After all these years, the Morris American Legion and the 103rd Infantry Division Association still are looking for descendants of Chinese-American Morris resident Lew Y. June, seeking aid in honoring the sacrifice he made on a cold winter night near Niederbron, France, in January 1945.
Carter Corsello and Jeff Poundstone spend every Wednesday morning at the Veterans Legacy Center pouring over documents and old newspaper clippings in an effort to learn as much as they can about the fallen soldiers of Grundy County, but finding June’s family is particularly important to them.
The University of Southern Mississippi has a document available online that shares June’s heroic sacrifice.
June’s platoon traveled from Niederbon, France, to Schirhoffen in the middle of winter when it came up against the 6th SS Mountain Division, surprising the Germans and forcing them to pull back.
“Frank Romano of Alton, Illinois, a member of the same squad as June, was firing a BAR [Browning automatic rifle] at the advancing enemy when he heard someone behind him scream, ‘Grenade!’ ” according to the document. “Romano turned just in time to see June dive on the grenade and smother the blast with his body, preventing death and injury to other members of the squad.”
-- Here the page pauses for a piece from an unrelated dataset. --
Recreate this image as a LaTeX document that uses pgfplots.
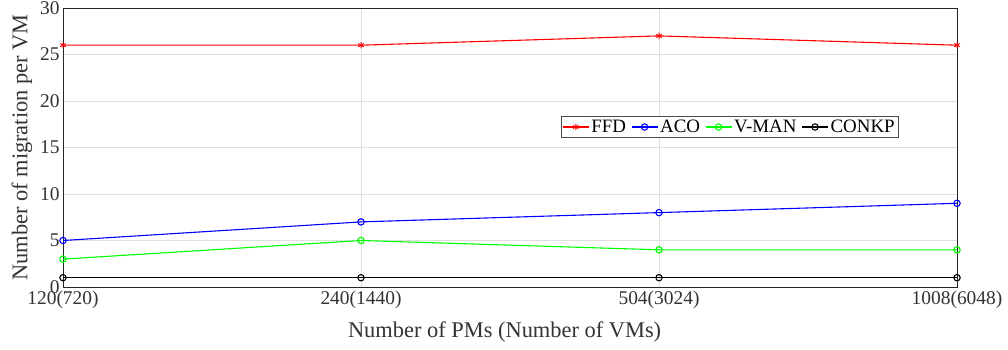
\documentclass[border=0pt]{standalone}
\usepackage{pgfplots}
\pgfplotsset{compat=1.18}
\usepackage{fontspec}
\setmainfont{Liberation Serif}
\begin{document}
\begin{tikzpicture}[x=1bp,y=1bp]
\begin{axis}[
  at={(0,0)}, anchor=south west,
  scale only axis,
  width=894bp, height=279bp,
  xmin=0, xmax=3, ymin=0, ymax=30,
  xtick={0,1,2,3},
  xticklabels={120(720),240(1440),504(3024),1008(6048)},
  ytick={0,5,10,15,20,25,30},
  grid=major,
  major grid style={gray!25},
  tick style={draw=none},
  axis line style={black!85, line width=0.9pt},
  tick label style={font=\fontsize{19.5}{21}\selectfont, text=black!80},
  label style={font=\fontsize{22.5}{24}\selectfont, text=black!80},
  xlabel={Number of PMs (Number of VMs)},
  ylabel={Number of migration per VM},
  xlabel style={at={(axis description cs:0.494,-0.161)}, anchor=center},
  ylabel style={at={(axis description cs:-0.0459,0.5)}, anchor=center},
  /pgf/number format/assume math mode=true,
  legend columns=4,
  legend style={at={(axis description cs:0.7455,0.5735)}, anchor=center, font=\fontsize{19}{21}\selectfont, draw=black!70, inner sep=1.5pt, /tikz/every even column/.append style={column sep=3pt}},
  legend image code/.code={\draw[mark repeat=2,mark phase=2] plot coordinates {(0bp,0bp) (13bp,0bp) (26bp,0bp)};},
  legend cell align=left,
  every axis plot/.append style={line width=1.1pt, mark size=3.2pt},
]
\addplot[red, mark=asterisk, mark options={line width=1pt}] coordinates {(0,26) (1,26) (2,27) (3,26)};
\addlegendentry{FFD}
\addplot[blue, mark=o] coordinates {(0,5) (1,7) (2,8) (3,9)};
\addlegendentry{ACO}
\addplot[green, mark=o] coordinates {(0,3) (1,5) (2,4) (3,4)};
\addlegendentry{V-MAN}
\addplot[black, mark=o] coordinates {(0,1) (1,1) (2,1) (3,1)};
\addlegendentry{CONKP}
\end{axis}
\pgfresetboundingbox
\useasboundingbox (-63,-62) rectangle (945,287);
\end{tikzpicture}
\end{document}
Poundstone said they could go on for hours about their theories and what they know of the family June left behind, but it doesn’t put them any closer to solving the mystery.
The document from the University of Southern Mississippi said the confusion and chaos of war has led to June never officially being recognized, but his fellow combat infantrymen never forgot his sacrifice.
June’s family and identity is difficult to track down for other reasons, however: His records were among many lost in a July 12, 1973, fire at the National Personnel Records Center in St. Louis. Between 16 million and 18 million records were lost that day.
And, somehow, that’s not where the mystery ends.
Poundstone thinks June may have been a paper son.
“I’ve never heard that term before, but a Los Angeles Times article popped up somewhere while I was reading,” Poundstone said. “After reading it, I think it applies here.”
The article Poundstone is referencing is “‘Paper Sons,’ hidden pasts,” which was written by Lisa See and published in the Los Angeles Times on Aug. 2, 2009.
See defines a paper son as “someone who had come to this country from China using papers claiming false U.S. citizenship and often false blood ties.”
June is first found in the U.S. in 1938, and it was illegal at that time for Chinese immigrants to become naturalized U.S. citizens because of the Chinese Exclusion Act of 1882.
“A new opportunity for citizenship arose after the San Francisco earthquake and fire of 1906, when all birth records for the state were destroyed,” See wrote. “Suddenly, Chinese men who were already in the U.S. could claim they’d been born here.”
Poundstone said he knows for sure that June came to America in 1938, and he knows for sure that he was working at Pons Laundry at 122 W. Washington St., which is now Clayton’s Tap.
A Jan. 25, 1946, article from the Morris Daily Herald, now Morris Herald-News, shares information on June’s life.
It said June was better known as Bob Pons, and that he went into the service while attending Morris Community High School on Aug. 7, 1945. He had been overseas for only three months.
According to the Morris Daily Herald, June’s father was Charles Pon. He had sold his laundry business to live in Chicago three months before the article. June left behind brothers Billy Pon and John Pon.